Sounding harsh and unpleasant: her high, grating voice

Also strident

Loud and harsh; grating: his voice had become increasingly sharp, almost strident

Oxford Dictionaries Online

And if you want a simile, you could say

His voice is like fingernails on a chalkboard.

  • 2
    grating is a good one
    – Dave Haigh
    Apr 28, 2016 at 7:56

"Distressing": causing anxiety, sorrow or pain; upsetting.

"Unsettling": causing one to feel anxious or uneasy; disturbing.

"Agitating": make (someone) troubled or nervous.

  • 7
    "Unsettling" is a good one.
    – Rayner
    Apr 27, 2016 at 16:21

I like unnerving.

making one feel worried or uncomfortable

Example (Telstra's phone alarm service put to sleep):

You rang the number, booked a time, then were rudely awoken from your blissful slumber by that lady with the annoying and slightly unnerving voice that sounded like a computer.


I would use the term "creepy", which seems to fit your description very well.

Adjective creepy ‎(comparative creepier, superlative creepiest)

Producing an uneasy fearful sensation, as of things crawling over one's skin. Strangely repulsive.

  • creepy is a good shout, but not quite what I was after. it's a less creepy/nervous feeling, more annoyed or irritated feeling.
    – Dave Haigh
    Apr 28, 2016 at 7:55
  • that's the one - for me, at least Apr 28, 2016 at 9:01
  • If that's the case, I'd probably go with your original answer, shrill, or most of the examples suggested by @bib. Of his suggestions I think I like strident the best.
    – delliottg
    Apr 28, 2016 at 15:02


: arousing displeasure, impatience, or anger.



I also quite like grating and agitating (and voted on them). You could also go with the more blunt anxiety-inducing. Another question to consider is, what sort of uncomfortable feeling does the speaker provoke? Is it a general snakes-in-the-gut creepiness, or social embarrassment for their lack of awareness, or something else? Is it provoked by the words they use, or the timbre of their voice? Thinking about those things may help you land on the right term. Best of luck!

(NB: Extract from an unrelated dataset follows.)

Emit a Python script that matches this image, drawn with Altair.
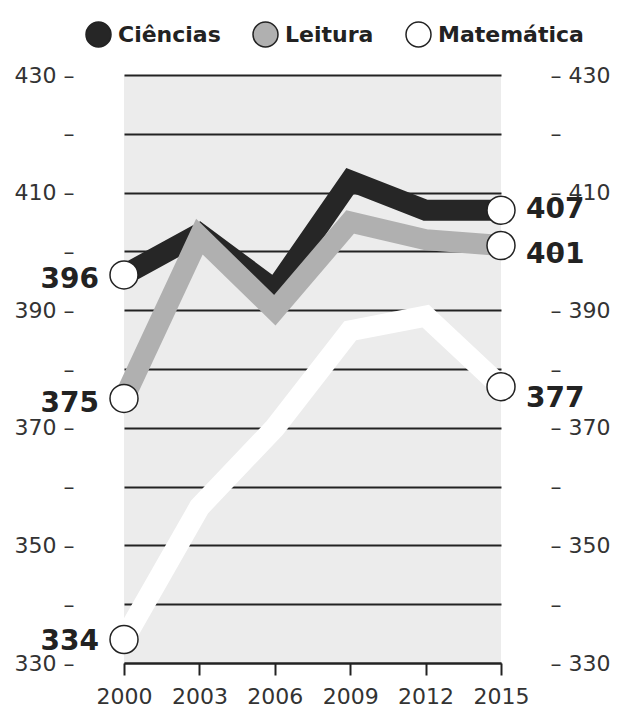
import altair as alt
import pandas as pd

# ---- data ----
years = [2000, 2003, 2006, 2009, 2012, 2015]
subjects = ["Ciências", "Leitura", "Matemática"]
ciencias = [396, 403, 393.5, 412, 407, 407]
leitura = [375, 402.5, 390, 405, 402, 401]
matematica = [334, 356.5, 370, 386.5, 389, 377]
y_ticks = [330, 340, 350, 360, 370, 380, 390, 400, 410, 420, 430]

colors = ["#262626", "#b0b0b0", "#ffffff"]
FONT = "DejaVu Sans"

rows = []
for s, vals in zip(subjects, [ciencias, leitura, matematica]):
    for i, (yr, v) in enumerate(zip(years, vals)):
        rows.append({"subject": s, "year": yr, "value": v, "order": i})
df = pd.DataFrame(rows)

X = alt.X(
    "year:Q",
    scale=alt.Scale(domain=[2000, 2015], nice=False, zero=False),
    axis=alt.Axis(
        values=years, format="d", title=None, grid=False,
        domain=True, domainColor="#222", domainWidth=2,
        ticks=True, tickColor="#222", tickWidth=2, tickSize=12,
        labelFontSize=22, labelColor="#333", labelFont=FONT,
        labelPadding=11, labelFlush=False, labelOverlap=False,
    ),
)
yscale = alt.Scale(domain=[330, 430], nice=False, zero=False)

left_axis = alt.Axis(
    orient="left", values=y_ticks, title=None, domain=False,
    ticks=False, tickSize=0, grid=True, gridColor="#222", gridWidth=2,
    labelExpr="datum.value % 20 == 10 ? datum.label + ' –' : '–'",
    labelFontSize=22, labelColor="#333", labelFont=FONT,
    labelPadding=50, labelOverlap=False,
)
right_axis = alt.Axis(
    orient="right", values=y_ticks, title=None, domain=False,
    ticks=False, tickSize=0, grid=False,
    labelExpr="datum.value % 20 == 10 ? '– ' + datum.label : '–'",
    labelFontSize=22, labelColor="#333", labelFont=FONT,
    labelPadding=49, labelOverlap=False,
)

base = alt.Chart(df)

# line colours follow the data order (alphabetical = subjects order)
lines = base.mark_line(
    strokeWidth=21, strokeJoin="miter", strokeCap="butt"
).encode(
    x=X,
    y=alt.Y("value:Q", scale=yscale, axis=left_axis),
    color=alt.Color("subject:N", scale=alt.Scale(range=colors), legend=None),
    order="order:Q",
)

ends = base.transform_filter(
    "datum.year == 2000 || datum.year == 2015"
).mark_point(
    shape="circle", filled=True, fill="#ffffff", stroke="#222",
    strokeWidth=1.5, size=784, opacity=1
).encode(
    x=X,
    y=alt.Y("value:Q", scale=yscale, axis=right_axis),
)

# label nudges (in pixels) as placed in the reference
label_dy = {
    ("Ciências", 2000): 5, ("Leitura", 2000): 6, ("Matemática", 2000): 3,
    ("Ciências", 2015): 0, ("Leitura", 2015): 9, ("Matemática", 2015): 12,
}

text_layers = []
for (subj, yr), dy in label_dy.items():
    left = yr == 2000
    text_layers.append(
        base.transform_filter(
            f"datum.year == {yr} && datum.subject == '{subj}'"
        ).mark_text(
            align="right" if left else "left", baseline="middle",
            dx=-25 if left else 25, dy=dy,
            fontSize=28, fontWeight="bold", color="#222", font=FONT
        ).encode(
            x=X,
            y=alt.Y("value:Q", scale=yscale, axis=None),
            text=alt.Text("value:Q", format="d"),
        )
    )

legend_layer = base.transform_filter("false").transform_calculate(
    disciplina="datum.subject"
).mark_point(
    shape="circle", filled=True, stroke="#222", strokeWidth=1.5, opacity=1
).encode(
    x=X,
    y=alt.Y("value:Q", scale=yscale, axis=None),
    fill=alt.Fill(
        "disciplina:N",
        scale=alt.Scale(domain=subjects, range=colors),
        legend=alt.Legend(
            orient="none", legendX=-39, legendY=-54, direction="horizontal",
            title=None, symbolType="circle", symbolSize=625,
            symbolStrokeColor="#222", symbolStrokeWidth=1.5, symbolOpacity=1,
            labelFontSize=22, labelFontWeight="bold", labelColor="#222",
            labelFont=FONT, labelOffset=6, columnPadding=29, padding=0,
            labelLimit=300,
        ),
    ),
)

chart = alt.layer(
    lines, ends, *text_layers, legend_layer
).resolve_scale(
    y="shared"
).resolve_axis(
    y="independent"
).properties(
    width=377, height=588,
    padding={"left": 124, "top": 75, "right": 116, "bottom": 45},
    autosize=alt.AutoSizeParams(type="none"),
    background="#ffffff",
).configure(
    font=FONT
).configure_view(
    fill="#ececec", stroke=None
)

chart.save("out.html", embed_options={"renderer": "svg", "actions": False})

  • Good questions. Not creepy. Lack of awareness maybe. Its very hard to explain the feeling. They might simply be sooo monotone that it invokes the feeling. Or they might be high pitched and annoying and it invokes the same feeling. Grating, aggitating, are closest so far.
    – Dave Haigh
    Apr 28, 2016 at 15:50
  • I saw Don Branson's bit above about show vs. tell, and that could be a great tool depending on your context: "Blimey, your voice gives me the shivers!" or "Blimey, your voice is ice on my bones"-- etc.,-- you could use the speaker's description of their own reaction to illustrate the interlocutor's voice. Hope that helps!
    – AMontoya
    Apr 28, 2016 at 16:20
  • I didnt understand that comment. Meant to respond to it
    – Dave Haigh
    Apr 28, 2016 at 16:21
  • Mostly used in fiction writing, you show the reader the story rather than telling with a litany of straight statements. Tell: "Sam was unnerved by the news." vs. Show: "Sam's grip on the letter tightened, and he stumbled into a chair as his knees failed him." That kind of stuff.